But first, here’s a rundown of what to expect:  In this first hour, we’ll hear some new music from a Cuban-Neo-Soul phenom named Dayme Arocena, who is blowing the roof off of any place she sings. And we’ll begin a mini-trek through various venues to hear some live music. Plus, we’ll delve into a couple of tracks of the latest CD by Paul Simon, who after 20 some odd years, is still using world beats (hint: it’ll be strange).

Lately I feel like I'm on a roll in terms of finally getting new music to share with you. Maybe the stars have lined up or perhaps the years of begging for new music from various sources has paid off. Or could it be that the World Music Show has a presence out there in the either of bands and record companies?

Either way, I’m happy to pass along the finds I seem to be getting, like this one:

The Cuban singer Dayme Arocena is getting a lot of press lately. On show like NPR’s Alt. Latino and other area of the radio dial, Arocena is knocking the socks off of everyone she sings for. Her style is a mix of Cuban-Neo-Soul, mixed with Jazz and a little dash of R-B. Her voice is strong and powerful. Think Angelique Kidjo, Sharon Jones or Esperanza Spalding. Off her sophomore CD called Cubafonia, she mixes in some classic Cuban rhythms with the aforementioned soul. In the liner notes, Arocena says that “Cubafonia is a journey around Cuban Rythms, Culture and History. It’s the beginning of my Journey.” Off of that, we’ll start at the beginning with tracks one & two, since I with new releases I like to start at the beginning. Those tracks are “Eleggua,” and “La Rumba me Llamo Yo.”

Mixed into that first set will be some Rumba sounds for you off a nice Putumayo compilation called Rumba, Mambo, Cha-Cha-Cha, appropriately. We’ll hear the song “E.L.S.,” by the band Internationals. They’re a Belgian band that somehow managed to find the common thread between Jamaican Ska, Nigerian Afrobeat and Latin Mambos. We also hear the track “Oriente,” by the band Asere, who started out in Cuba as a band of young musicians playing the music of their grandparents.
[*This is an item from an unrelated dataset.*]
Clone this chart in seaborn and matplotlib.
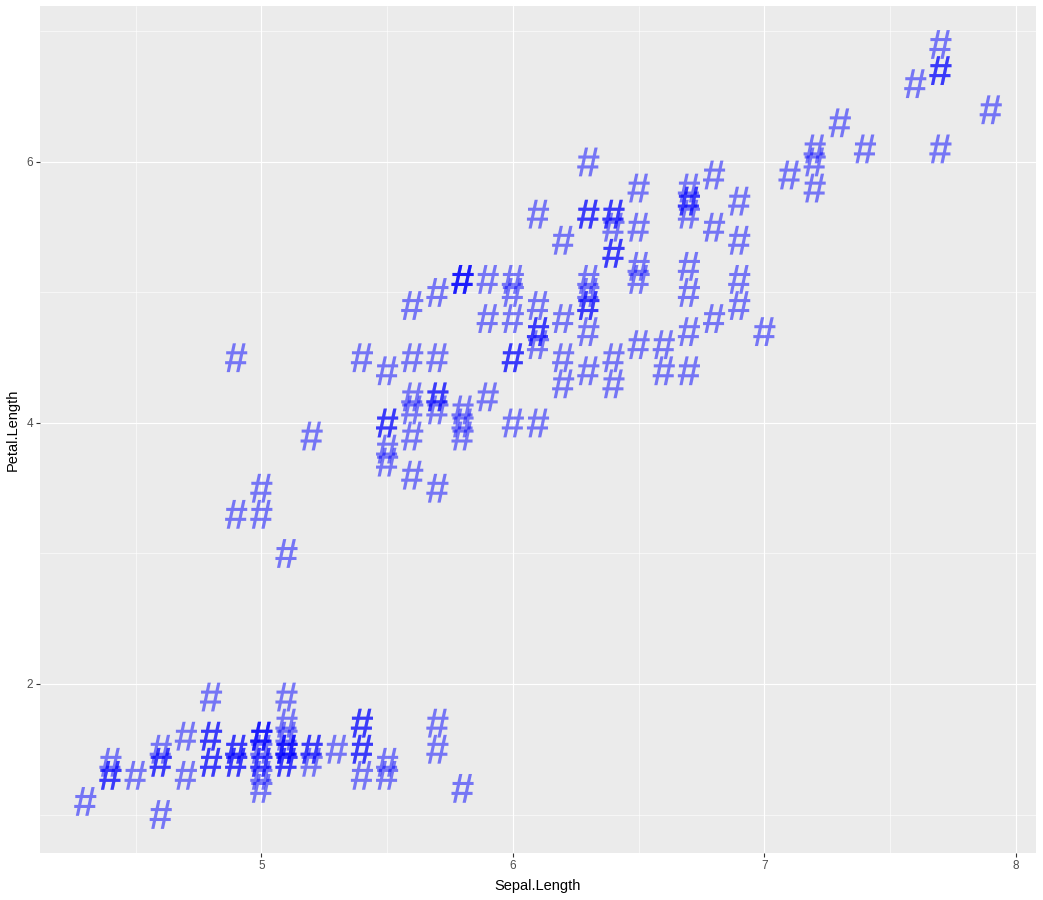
import matplotlib
matplotlib.use("Agg")
import matplotlib.pyplot as plt
import seaborn as sns
import pandas as pd
from matplotlib.ticker import MultipleLocator
from matplotlib.textpath import TextPath
from matplotlib.font_manager import FontProperties
from matplotlib.path import Path

# iris: Sepal.Length and Petal.Length
sepal_length = [
    5.1, 4.9, 4.7, 4.6, 5.0, 5.4, 4.6, 5.0, 4.4, 4.9,
    5.4, 4.8, 4.8, 4.3, 5.8, 5.7, 5.4, 5.1, 5.7, 5.1,
    5.4, 5.1, 4.6, 5.1, 4.8, 5.0, 5.0, 5.2, 5.2, 4.7,
    4.8, 5.4, 5.2, 5.5, 4.9, 5.0, 5.5, 4.9, 4.4, 5.1,
    5.0, 4.5, 4.4, 5.0, 5.1, 4.8, 5.1, 4.6, 5.3, 5.0,
    7.0, 6.4, 6.9, 5.5, 6.5, 5.7, 6.3, 4.9, 6.6, 5.2,
    5.0, 5.9, 6.0, 6.1, 5.6, 6.7, 5.6, 5.8, 6.2, 5.6,
    5.9, 6.1, 6.3, 6.1, 6.4, 6.6, 6.8, 6.7, 6.0, 5.7,
    5.5, 5.5, 5.8, 6.0, 5.4, 6.0, 6.7, 6.3, 5.6, 5.5,
    5.5, 6.1, 5.8, 5.0, 5.6, 5.7, 5.7, 6.2, 5.1, 5.7,
    6.3, 5.8, 7.1, 6.3, 6.5, 7.6, 4.9, 7.3, 6.7, 7.2,
    6.5, 6.4, 6.8, 5.7, 5.8, 6.4, 6.5, 7.7, 7.7, 6.0,
    6.9, 5.6, 7.7, 6.3, 6.7, 7.2, 6.2, 6.1, 6.4, 7.2,
    7.4, 7.9, 6.4, 6.3, 6.1, 7.7, 6.3, 6.4, 6.0, 6.9,
    6.7, 6.9, 5.8, 6.8, 6.7, 6.7, 6.3, 6.5, 6.2, 5.9,
]
petal_length = [
    1.4, 1.4, 1.3, 1.5, 1.4, 1.7, 1.4, 1.5, 1.4, 1.5,
    1.5, 1.6, 1.4, 1.1, 1.2, 1.5, 1.3, 1.4, 1.7, 1.5,
    1.7, 1.5, 1.0, 1.7, 1.9, 1.6, 1.6, 1.5, 1.4, 1.6,
    1.6, 1.5, 1.5, 1.4, 1.5, 1.2, 1.3, 1.4, 1.3, 1.5,
    1.3, 1.3, 1.3, 1.6, 1.9, 1.4, 1.6, 1.4, 1.5, 1.4,
    4.7, 4.5, 4.9, 4.0, 4.6, 4.5, 4.7, 3.3, 4.6, 3.9,
    3.5, 4.2, 4.0, 4.7, 3.6, 4.4, 4.5, 4.1, 4.5, 3.9,
    4.8, 4.0, 4.9, 4.7, 4.3, 4.4, 4.8, 5.0, 4.5, 3.5,
    3.8, 3.7, 3.9, 5.1, 4.5, 4.5, 4.7, 4.4, 4.1, 4.0,
    4.4, 4.6, 4.0, 3.3, 4.2, 4.2, 4.2, 4.3, 3.0, 4.1,
    6.0, 5.1, 5.9, 5.6, 5.8, 6.6, 4.5, 6.3, 5.8, 6.1,
    5.1, 5.3, 5.5, 5.0, 5.1, 5.3, 5.5, 6.7, 6.9, 5.0,
    5.7, 4.9, 6.7, 4.9, 5.7, 6.0, 4.8, 4.9, 5.6, 5.8,
    6.1, 6.4, 5.6, 5.1, 5.6, 6.1, 5.6, 5.5, 4.8, 5.4,
    5.6, 5.1, 5.1, 5.9, 5.7, 5.2, 5.0, 5.2, 5.4, 5.1,
]

df = pd.DataFrame({"Sepal.Length": sepal_length, "Petal.Length": petal_length})

sns.set_style("darkgrid", {"axes.facecolor": "#EBEBEB", "grid.color": "white"})
plt.rcParams["font.family"] = ["Liberation Sans", "DejaVu Sans"]

# '#' glyph in an Arial-like face, centred on the data point
tp = TextPath((0, 0), "#", size=10,
              prop=FontProperties(family="Liberation Sans", weight="bold"))
ext = tp.get_extents()
hash_marker = Path(tp.vertices - [(ext.x0 + ext.x1) / 2, (ext.y0 + ext.y1) / 2], tp.codes)

fig = plt.figure(figsize=(10.43, 9), dpi=100)
ax = fig.add_axes([40 / 1043, 1 - 853 / 900, 996 / 1043, 847 / 900])

sns.scatterplot(data=df, x="Sepal.Length", y="Petal.Length", ax=ax,
                marker=hash_marker, s=430, color="blue", alpha=0.5,
                linewidth=0, edgecolor="none")

xmin, xmax = min(sepal_length), max(sepal_length)
ymin, ymax = min(petal_length), max(petal_length)
xpad = (xmax - xmin) * 0.05
ypad = (ymax - ymin) * 0.05
ax.set_xlim(xmin - xpad, xmax + xpad)
ax.set_ylim(ymin - ypad, ymax + ypad)

ax.xaxis.set_major_locator(MultipleLocator(1))
ax.xaxis.set_minor_locator(MultipleLocator(0.5))
ax.yaxis.set_major_locator(MultipleLocator(2))
ax.yaxis.set_minor_locator(MultipleLocator(1))
ax.grid(which="major", color="white", linewidth=0.85)
ax.grid(which="minor", color="white", linewidth=0.4)
ax.set_axisbelow(True)
for sp in ax.spines.values():
    sp.set_visible(False)

ax.tick_params(which="major", length=3, width=0.8, color="#333333",
               labelsize=8.5, labelcolor="#4D4D4D", pad=2, bottom=True, left=True)
ax.tick_params(which="minor", length=0)
ax.set_xlabel("Sepal.Length", fontsize=10.5, color="black", labelpad=5)
ax.set_ylabel("Petal.Length", fontsize=10.5, color="black", labelpad=5)

fig.savefig("out.png", dpi=100)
So, I mentioned that woven throughout tonight’s show that we’d make a trek through some live venues. In our first stop, we’re landing at the Cultural Center in Rio Verde, São Paulo. From a show recorded in I believe 2015, here’s Ceu with the songs “Amor de Antigos,” and “Cangote.” Paired with that live track will be a song from Banda Uniao Black, that was the song “Africa Hot Band.” In the late 60s, early 70s, this band was at the forefront of the Black Rio Movement, which was a span of years that celebrated African culture in Brazil, akin to the Black Power Movement that was taking place in the U.S. at that time.

After that, we’ll get back to the thread of live music that is enveloping the show tonight like a python. From the stage at Carnegie Hall when he was the artist in Residence, we’ll check out Caetano Veloso. He was there in April of 2004. And on one night, he brought out his good friend David Byrne, whom Veloso credits for turning on more of the world to Brazilian music. However, in this set, we’re strictly going to hear Veloso—but don’t worry, I think some live Byrne will be coming soon. Here’s the songs “Desde Que o Samba e Samba,” and “Sampa.”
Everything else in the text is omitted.